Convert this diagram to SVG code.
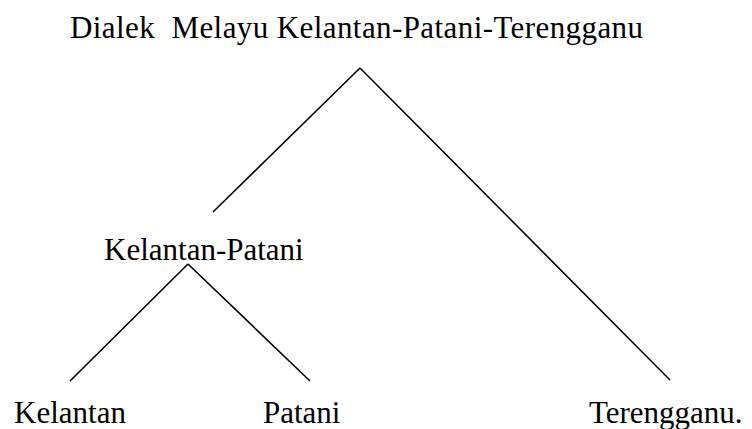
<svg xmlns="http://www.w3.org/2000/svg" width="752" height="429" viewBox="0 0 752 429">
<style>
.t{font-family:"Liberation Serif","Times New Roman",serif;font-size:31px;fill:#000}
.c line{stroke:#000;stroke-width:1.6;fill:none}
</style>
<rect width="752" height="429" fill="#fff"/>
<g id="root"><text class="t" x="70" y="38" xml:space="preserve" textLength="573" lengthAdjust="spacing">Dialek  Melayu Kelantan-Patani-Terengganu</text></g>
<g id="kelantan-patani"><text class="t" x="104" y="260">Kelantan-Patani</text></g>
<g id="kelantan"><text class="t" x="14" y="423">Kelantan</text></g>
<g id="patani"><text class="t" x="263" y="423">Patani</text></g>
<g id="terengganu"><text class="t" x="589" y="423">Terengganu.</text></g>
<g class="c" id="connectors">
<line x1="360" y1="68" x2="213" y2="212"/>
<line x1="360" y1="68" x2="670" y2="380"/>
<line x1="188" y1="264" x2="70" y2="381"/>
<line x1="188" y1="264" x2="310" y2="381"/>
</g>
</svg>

TASK DETAILS
Take the listing and print it again exactly, but without any pictures.

COMPLETE ANSWER
Convert this diagram to SVG code.
<svg xmlns="http://www.w3.org/2000/svg" width="752" height="429" viewBox="0 0 752 429">
<style>
.t{font-family:"Liberation Serif","Times New Roman",serif;font-size:31px;fill:#000}
.c line{stroke:#000;stroke-width:1.6;fill:none}
</style>
<rect width="752" height="429" fill="#fff"/>
<g id="root"><text class="t" x="70" y="38" xml:space="preserve" textLength="573" lengthAdjust="spacing">Dialek  Melayu Kelantan-Patani-Terengganu</text></g>
<g id="kelantan-patani"><text class="t" x="104" y="260">Kelantan-Patani</text></g>
<g id="kelantan"><text class="t" x="14" y="423">Kelantan</text></g>
<g id="patani"><text class="t" x="263" y="423">Patani</text></g>
<g id="terengganu"><text class="t" x="589" y="423">Terengganu.</text></g>
<g class="c" id="connectors">
<line x1="360" y1="68" x2="213" y2="212"/>
<line x1="360" y1="68" x2="670" y2="380"/>
<line x1="188" y1="264" x2="70" y2="381"/>
<line x1="188" y1="264" x2="310" y2="381"/>
</g>
</svg>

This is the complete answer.